> [PROVIDED DATA]:
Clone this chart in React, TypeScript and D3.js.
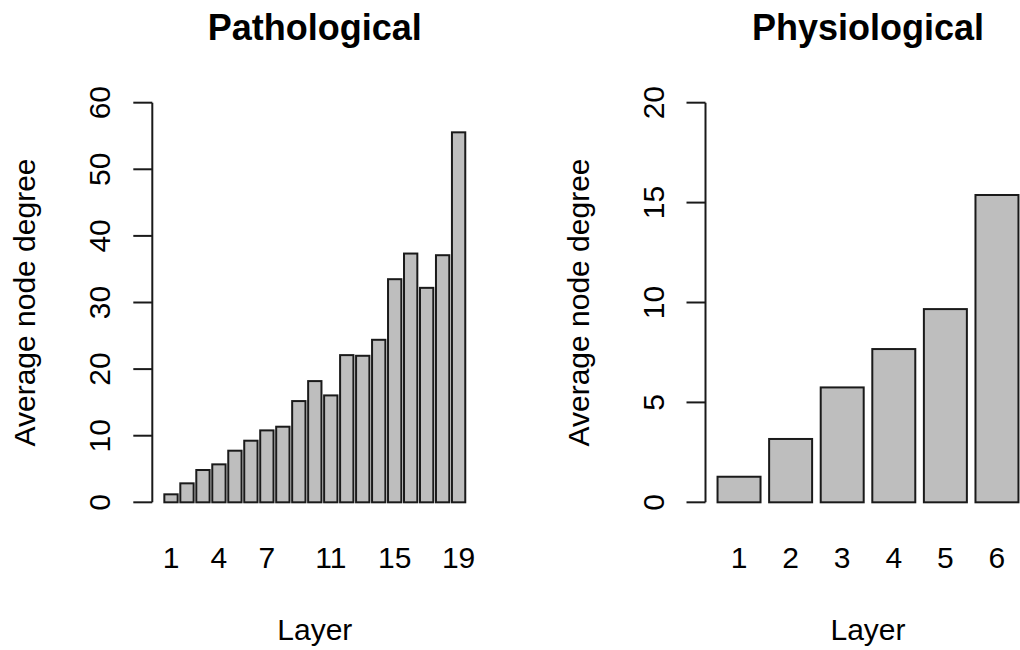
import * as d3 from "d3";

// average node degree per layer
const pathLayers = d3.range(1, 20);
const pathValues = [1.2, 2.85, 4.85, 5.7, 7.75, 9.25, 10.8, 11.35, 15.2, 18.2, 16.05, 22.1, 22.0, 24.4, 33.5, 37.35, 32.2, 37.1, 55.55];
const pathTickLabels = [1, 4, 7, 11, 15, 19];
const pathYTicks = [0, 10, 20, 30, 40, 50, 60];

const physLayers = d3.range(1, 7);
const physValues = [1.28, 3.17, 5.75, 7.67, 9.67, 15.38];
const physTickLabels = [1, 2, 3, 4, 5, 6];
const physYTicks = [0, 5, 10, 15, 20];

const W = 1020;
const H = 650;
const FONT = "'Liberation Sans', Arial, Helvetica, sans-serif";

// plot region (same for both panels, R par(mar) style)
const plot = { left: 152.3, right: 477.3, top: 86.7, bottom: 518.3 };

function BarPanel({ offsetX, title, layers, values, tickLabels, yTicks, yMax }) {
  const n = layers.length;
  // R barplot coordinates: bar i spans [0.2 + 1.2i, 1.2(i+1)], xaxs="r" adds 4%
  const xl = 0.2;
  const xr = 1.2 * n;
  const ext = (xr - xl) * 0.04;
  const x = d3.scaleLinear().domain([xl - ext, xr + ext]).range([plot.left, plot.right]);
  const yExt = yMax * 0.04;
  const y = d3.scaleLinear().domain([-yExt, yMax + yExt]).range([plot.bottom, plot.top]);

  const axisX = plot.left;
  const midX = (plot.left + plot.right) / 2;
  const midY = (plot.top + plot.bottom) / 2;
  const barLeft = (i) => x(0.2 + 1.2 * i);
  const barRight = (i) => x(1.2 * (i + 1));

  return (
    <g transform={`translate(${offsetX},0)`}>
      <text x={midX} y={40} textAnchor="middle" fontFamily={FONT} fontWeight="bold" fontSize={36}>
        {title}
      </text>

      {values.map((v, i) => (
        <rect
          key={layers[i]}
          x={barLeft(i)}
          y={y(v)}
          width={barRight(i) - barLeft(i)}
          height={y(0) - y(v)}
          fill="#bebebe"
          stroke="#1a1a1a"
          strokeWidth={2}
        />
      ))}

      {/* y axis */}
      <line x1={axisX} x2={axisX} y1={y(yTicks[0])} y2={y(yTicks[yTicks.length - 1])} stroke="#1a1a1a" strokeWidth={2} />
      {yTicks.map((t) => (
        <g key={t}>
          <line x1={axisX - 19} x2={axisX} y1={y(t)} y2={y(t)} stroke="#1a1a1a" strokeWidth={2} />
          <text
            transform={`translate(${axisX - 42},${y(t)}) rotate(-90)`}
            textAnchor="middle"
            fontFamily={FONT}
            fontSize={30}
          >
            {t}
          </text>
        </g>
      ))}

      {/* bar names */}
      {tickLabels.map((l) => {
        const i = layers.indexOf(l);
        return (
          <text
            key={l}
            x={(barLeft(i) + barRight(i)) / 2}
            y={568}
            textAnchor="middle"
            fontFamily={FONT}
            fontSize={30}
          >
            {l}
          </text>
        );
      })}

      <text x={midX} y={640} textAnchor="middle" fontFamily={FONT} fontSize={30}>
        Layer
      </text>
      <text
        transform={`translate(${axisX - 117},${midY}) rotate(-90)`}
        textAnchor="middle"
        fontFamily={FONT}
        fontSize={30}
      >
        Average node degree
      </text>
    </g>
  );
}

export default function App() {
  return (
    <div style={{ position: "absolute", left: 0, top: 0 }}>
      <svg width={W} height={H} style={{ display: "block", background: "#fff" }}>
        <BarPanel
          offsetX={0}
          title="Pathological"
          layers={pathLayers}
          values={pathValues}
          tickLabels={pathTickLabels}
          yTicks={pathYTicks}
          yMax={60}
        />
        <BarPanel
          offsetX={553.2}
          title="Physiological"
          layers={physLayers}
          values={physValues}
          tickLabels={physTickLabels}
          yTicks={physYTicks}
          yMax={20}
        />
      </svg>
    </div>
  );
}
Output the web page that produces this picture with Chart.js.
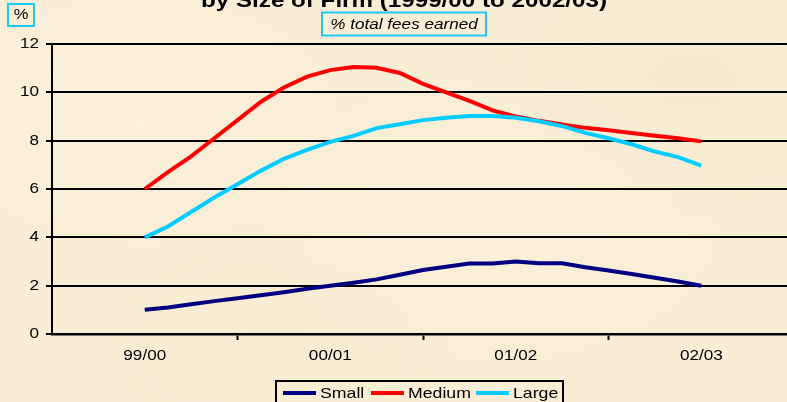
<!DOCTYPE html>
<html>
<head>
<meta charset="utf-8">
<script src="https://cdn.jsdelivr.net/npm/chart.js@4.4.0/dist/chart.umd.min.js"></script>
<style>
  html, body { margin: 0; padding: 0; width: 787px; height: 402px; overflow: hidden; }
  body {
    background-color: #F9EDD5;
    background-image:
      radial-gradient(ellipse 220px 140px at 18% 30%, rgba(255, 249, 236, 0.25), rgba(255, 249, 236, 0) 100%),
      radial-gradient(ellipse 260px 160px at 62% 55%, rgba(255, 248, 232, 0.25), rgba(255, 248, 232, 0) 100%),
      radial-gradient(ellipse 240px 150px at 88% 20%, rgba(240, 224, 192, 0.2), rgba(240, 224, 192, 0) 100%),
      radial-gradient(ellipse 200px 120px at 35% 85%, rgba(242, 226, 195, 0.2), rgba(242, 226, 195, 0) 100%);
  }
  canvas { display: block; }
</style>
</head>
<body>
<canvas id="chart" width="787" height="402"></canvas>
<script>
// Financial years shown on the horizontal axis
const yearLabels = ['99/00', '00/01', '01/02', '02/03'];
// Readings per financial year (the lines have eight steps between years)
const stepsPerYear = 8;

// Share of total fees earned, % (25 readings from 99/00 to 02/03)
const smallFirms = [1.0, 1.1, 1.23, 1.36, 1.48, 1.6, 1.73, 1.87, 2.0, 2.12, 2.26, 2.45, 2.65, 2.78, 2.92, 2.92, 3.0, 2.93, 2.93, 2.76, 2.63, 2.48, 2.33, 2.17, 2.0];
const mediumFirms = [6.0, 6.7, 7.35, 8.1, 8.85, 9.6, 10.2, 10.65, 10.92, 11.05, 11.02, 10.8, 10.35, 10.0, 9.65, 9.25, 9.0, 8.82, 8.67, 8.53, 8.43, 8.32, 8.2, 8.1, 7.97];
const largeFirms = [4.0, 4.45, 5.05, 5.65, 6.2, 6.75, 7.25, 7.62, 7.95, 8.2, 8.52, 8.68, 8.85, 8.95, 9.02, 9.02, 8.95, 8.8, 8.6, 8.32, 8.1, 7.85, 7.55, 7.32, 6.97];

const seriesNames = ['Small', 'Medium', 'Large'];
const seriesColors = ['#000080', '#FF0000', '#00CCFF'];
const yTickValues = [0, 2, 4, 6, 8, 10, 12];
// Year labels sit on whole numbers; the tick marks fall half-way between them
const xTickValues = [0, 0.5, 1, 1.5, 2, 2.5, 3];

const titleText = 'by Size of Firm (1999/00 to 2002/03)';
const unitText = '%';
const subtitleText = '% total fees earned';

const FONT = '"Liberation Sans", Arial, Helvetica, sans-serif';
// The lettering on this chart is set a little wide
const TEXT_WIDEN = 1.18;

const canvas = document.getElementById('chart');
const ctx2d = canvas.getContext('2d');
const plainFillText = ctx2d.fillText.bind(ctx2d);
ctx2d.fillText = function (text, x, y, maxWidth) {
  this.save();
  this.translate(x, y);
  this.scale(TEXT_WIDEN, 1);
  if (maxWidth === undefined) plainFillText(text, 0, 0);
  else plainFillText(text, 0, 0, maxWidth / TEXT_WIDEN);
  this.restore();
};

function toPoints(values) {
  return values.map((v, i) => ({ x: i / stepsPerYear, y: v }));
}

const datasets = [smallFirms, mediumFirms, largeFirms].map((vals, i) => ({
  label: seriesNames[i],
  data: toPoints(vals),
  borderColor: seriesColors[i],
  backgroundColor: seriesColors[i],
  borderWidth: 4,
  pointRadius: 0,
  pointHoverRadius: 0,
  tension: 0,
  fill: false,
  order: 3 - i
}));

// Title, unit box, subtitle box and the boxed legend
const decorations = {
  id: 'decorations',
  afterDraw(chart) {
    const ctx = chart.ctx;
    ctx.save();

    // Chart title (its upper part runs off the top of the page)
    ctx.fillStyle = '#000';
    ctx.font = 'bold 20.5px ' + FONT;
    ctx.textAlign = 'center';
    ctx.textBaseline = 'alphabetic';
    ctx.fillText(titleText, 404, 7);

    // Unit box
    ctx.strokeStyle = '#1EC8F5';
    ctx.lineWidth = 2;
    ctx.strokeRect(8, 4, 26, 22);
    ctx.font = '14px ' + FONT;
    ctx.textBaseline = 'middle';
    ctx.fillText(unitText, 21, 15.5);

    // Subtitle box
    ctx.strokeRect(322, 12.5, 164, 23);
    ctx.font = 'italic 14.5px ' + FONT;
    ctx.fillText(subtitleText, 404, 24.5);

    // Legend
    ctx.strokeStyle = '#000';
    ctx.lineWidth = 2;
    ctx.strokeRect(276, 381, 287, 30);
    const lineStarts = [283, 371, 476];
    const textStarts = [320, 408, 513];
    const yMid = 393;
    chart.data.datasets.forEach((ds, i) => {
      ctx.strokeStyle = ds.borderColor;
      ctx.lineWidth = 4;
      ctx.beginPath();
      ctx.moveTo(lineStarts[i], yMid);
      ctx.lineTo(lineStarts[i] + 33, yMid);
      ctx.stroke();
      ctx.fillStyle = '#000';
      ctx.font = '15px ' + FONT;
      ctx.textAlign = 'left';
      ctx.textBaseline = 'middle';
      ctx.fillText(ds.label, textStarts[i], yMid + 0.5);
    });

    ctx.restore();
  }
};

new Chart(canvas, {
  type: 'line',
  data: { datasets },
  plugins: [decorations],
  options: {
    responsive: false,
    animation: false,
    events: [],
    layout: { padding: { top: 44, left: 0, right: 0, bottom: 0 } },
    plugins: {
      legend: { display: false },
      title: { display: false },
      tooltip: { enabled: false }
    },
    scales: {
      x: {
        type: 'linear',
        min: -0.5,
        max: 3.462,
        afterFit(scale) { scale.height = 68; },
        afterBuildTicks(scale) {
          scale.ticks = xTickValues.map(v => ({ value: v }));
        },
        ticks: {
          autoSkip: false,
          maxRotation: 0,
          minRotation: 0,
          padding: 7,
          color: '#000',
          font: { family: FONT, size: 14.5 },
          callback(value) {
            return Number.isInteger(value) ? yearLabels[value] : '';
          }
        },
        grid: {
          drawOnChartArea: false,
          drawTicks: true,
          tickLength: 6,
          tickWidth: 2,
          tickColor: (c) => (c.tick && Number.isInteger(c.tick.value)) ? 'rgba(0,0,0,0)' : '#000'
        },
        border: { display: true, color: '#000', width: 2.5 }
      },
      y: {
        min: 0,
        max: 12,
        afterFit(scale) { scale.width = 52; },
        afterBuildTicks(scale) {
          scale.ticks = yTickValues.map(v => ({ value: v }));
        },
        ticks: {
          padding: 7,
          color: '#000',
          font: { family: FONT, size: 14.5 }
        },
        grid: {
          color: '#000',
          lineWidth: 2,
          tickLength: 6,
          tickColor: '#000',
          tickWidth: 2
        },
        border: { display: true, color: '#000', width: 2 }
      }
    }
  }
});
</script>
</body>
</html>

> [WHAT IS ASKED]: Exactly as written, repeat the lines from the beginning of the entries up to and including the line with "86.7, bottom: 518.3", but not the pictures.

> [RESULT]:
Clone this chart in React, TypeScript and D3.js.
import * as d3 from "d3";

// average node degree per layer
const pathLayers = d3.range(1, 20);
const pathValues = [1.2, 2.85, 4.85, 5.7, 7.75, 9.25, 10.8, 11.35, 15.2, 18.2, 16.05, 22.1, 22.0, 24.4, 33.5, 37.35, 32.2, 37.1, 55.55];
const pathTickLabels = [1, 4, 7, 11, 15, 19];
const pathYTicks = [0, 10, 20, 30, 40, 50, 60];

const physLayers = d3.range(1, 7);
const physValues = [1.28, 3.17, 5.75, 7.67, 9.67, 15.38];
const physTickLabels = [1, 2, 3, 4, 5, 6];
const physYTicks = [0, 5, 10, 15, 20];

const W = 1020;
const H = 650;
const FONT = "'Liberation Sans', Arial, Helvetica, sans-serif";

// plot region (same for both panels, R par(mar) style)
const plot = { left: 152.3, right: 477.3, top: 86.7, bottom: 518.3 };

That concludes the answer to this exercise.